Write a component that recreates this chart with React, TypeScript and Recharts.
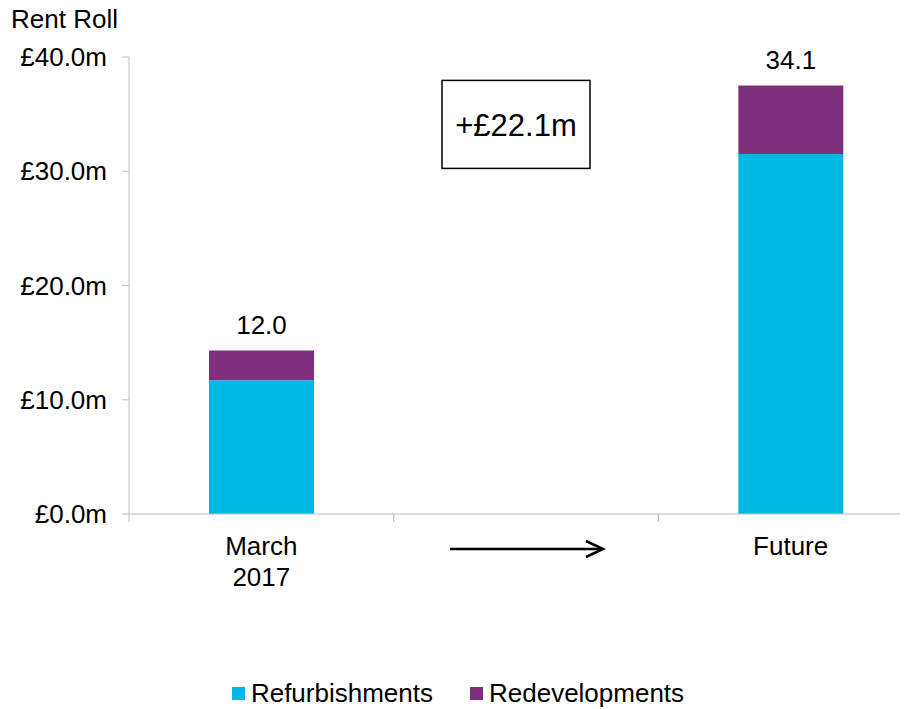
import { BarChart, Bar, XAxis, YAxis, LabelList, ReferenceDot } from 'recharts';

const FONT = '"Liberation Sans", Arial, sans-serif';
const REFURB_COLOR = '#00B8E5';
const REDEV_COLOR = '#7F307D';
const AXIS_COLOR = '#BFBFBF';

const categories = ['March 2017', 'arrow', 'Future'];
const refurbishments = [11.7, null, 31.5];
const redevelopments = [2.6, null, 6.0];
const totalLabels = ['12.0', '', '34.1'];
const yTicks = [0, 10, 20, 30, 40];
const changeLabel = '+£22.1m';
const changeLabelAt = 34.1;

const data = categories.map((name, i) => ({
    name,
    refurbishments: refurbishments[i],
    redevelopments: redevelopments[i],
    total: totalLabels[i],
}));

const WIDTH = 920;
const HEIGHT = 600;
const MARGIN = { top: 49, right: 5, left: 0, bottom: 34 };
const Y_AXIS_WIDTH = 121;
const HALF_BAND = (WIDTH - MARGIN.left - MARGIN.right - Y_AXIS_WIDTH) / categories.length / 2;
const FS = 26;

function CategoryTick(props: any) {
    const { x, y, payload } = props;
    const value: string = payload.value;
    let content;
    if (value === 'arrow') {
        // arrow between the two periods
        content = (
            <g stroke="#000" strokeWidth={2.5} fill="none">
                <line x1={x - 76} y1={y + 35} x2={x + 76} y2={y + 35} />
                <polyline points={`${x + 60},${y + 27} ${x + 77},${y + 35} ${x + 60},${y + 43}`} />
            </g>
        );
    } else {
        const lines = value.split(' ');
        content = lines.map((ln, i) => (
            <text key={i} x={x} y={y + 32 + i * 31} textAnchor="middle" dominantBaseline="central"
                fill="#000" fontSize={FS} fontFamily={FONT}>
                {ln}
            </text>
        ));
    }
    return (
        <g>
            <line x1={x - HALF_BAND} y1={y} x2={x - HALF_BAND} y2={y + 8} stroke={AXIS_COLOR} />
            <line x1={x + HALF_BAND} y1={y} x2={x + HALF_BAND} y2={y + 8} stroke={AXIS_COLOR} />
            {content}
        </g>
    );
}

function ChangeBox(props: any) {
    const { cx, cy } = props;
    const bx = cx - 10;
    return (
        <g>
            <rect x={bx - 74} y={cy - 44} width={148} height={88} fill="#fff" stroke="#000" strokeWidth={1.5} />
            <text x={bx} y={cy + 1} textAnchor="middle" dominantBaseline="central" fontSize={31} fontFamily={FONT} fill="#000">
                {changeLabel}
            </text>
        </g>
    );
}

export default function App() {
    return (
        <div style={{ position: 'relative', width: 900, height: 701, fontFamily: FONT }}>
            <div style={{ position: 'absolute', left: 3, top: -4, fontSize: FS, color: '#000', zIndex: 1 }}>
                Rent Roll
            </div>
            <div style={{ width: 900, height: HEIGHT, overflow: 'hidden' }}>
                <BarChart width={WIDTH} height={HEIGHT} data={data} margin={MARGIN} barSize={105}>
                    <XAxis
                        dataKey="name"
                        axisLine={{ stroke: AXIS_COLOR }}
                        tickLine={false}
                        tickSize={0}
                        tickMargin={0}
                        height={60}
                        interval={0}
                        tick={<CategoryTick />}
                    />
                    <YAxis
                        width={Y_AXIS_WIDTH}
                        domain={[0, 40]}
                        ticks={yTicks}
                        allowDataOverflow
                        axisLine={{ stroke: AXIS_COLOR }}
                        tickLine={{ stroke: AXIS_COLOR }}
                        tickSize={7}
                        tickMargin={15}
                        tickFormatter={(v: number) => `£${v.toFixed(1)}m`}
                        tick={{ fill: '#000', fontSize: FS, fontFamily: FONT }}
                    />
                    <Bar dataKey="refurbishments" stackId="a" fill={REFURB_COLOR} isAnimationActive={false} />
                    <Bar dataKey="redevelopments" stackId="a" fill={REDEV_COLOR} isAnimationActive={false}>
                        <LabelList dataKey="total" position="top" offset={17} fill="#000" fontSize={FS} fontFamily={FONT} />
                    </Bar>
                    <ReferenceDot x="arrow" y={changeLabelAt} shape={<ChangeBox />} />
                </BarChart>
            </div>
            <div style={{
                position: 'absolute', left: 0, top: 670, width: 900, height: 30,
                display: 'flex', justifyContent: 'center', alignItems: 'center', gap: 37,
                fontSize: FS, color: '#000',
            }}>
                {[['Refurbishments', REFURB_COLOR], ['Redevelopments', REDEV_COLOR]].map(([label, color]) => (
                    <div key={label} style={{ display: 'flex', alignItems: 'center', gap: 6 }}>
                        <span style={{ display: 'inline-block', width: 13, height: 13, background: color }} />
                        <span>{label}</span>
                    </div>
                ))}
            </div>
        </div>
    );
}
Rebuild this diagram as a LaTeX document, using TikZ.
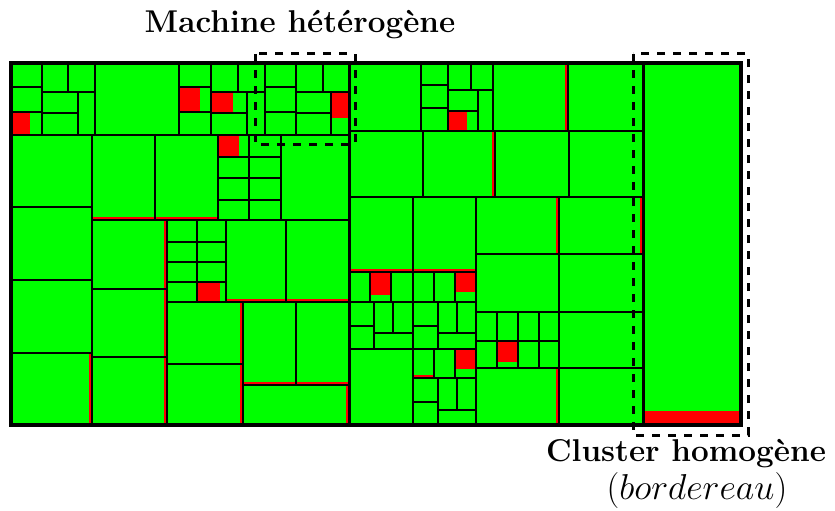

━━━━━━━━━━━━━━━━━━━━

_YOUR GOAL_
Write out again, exactly, the lines from the start of the listing up to the line containing "const FS = 26;", with both ends and without pictures.

_THE COMPLETED TASK_
Write a component that recreates this chart with React, TypeScript and Recharts.
import { BarChart, Bar, XAxis, YAxis, LabelList, ReferenceDot } from 'recharts';

const FONT = '"Liberation Sans", Arial, sans-serif';
const REFURB_COLOR = '#00B8E5';
const REDEV_COLOR = '#7F307D';
const AXIS_COLOR = '#BFBFBF';

const categories = ['March 2017', 'arrow', 'Future'];
const refurbishments = [11.7, null, 31.5];
const redevelopments = [2.6, null, 6.0];
const totalLabels = ['12.0', '', '34.1'];
const yTicks = [0, 10, 20, 30, 40];
const changeLabel = '+£22.1m';
const changeLabelAt = 34.1;

const data = categories.map((name, i) => ({
    name,
    refurbishments: refurbishments[i],
    redevelopments: redevelopments[i],
    total: totalLabels[i],
}));

const WIDTH = 920;
const HEIGHT = 600;
const MARGIN = { top: 49, right: 5, left: 0, bottom: 34 };
const Y_AXIS_WIDTH = 121;
const HALF_BAND = (WIDTH - MARGIN.left - MARGIN.right - Y_AXIS_WIDTH) / categories.length / 2;
const FS = 26;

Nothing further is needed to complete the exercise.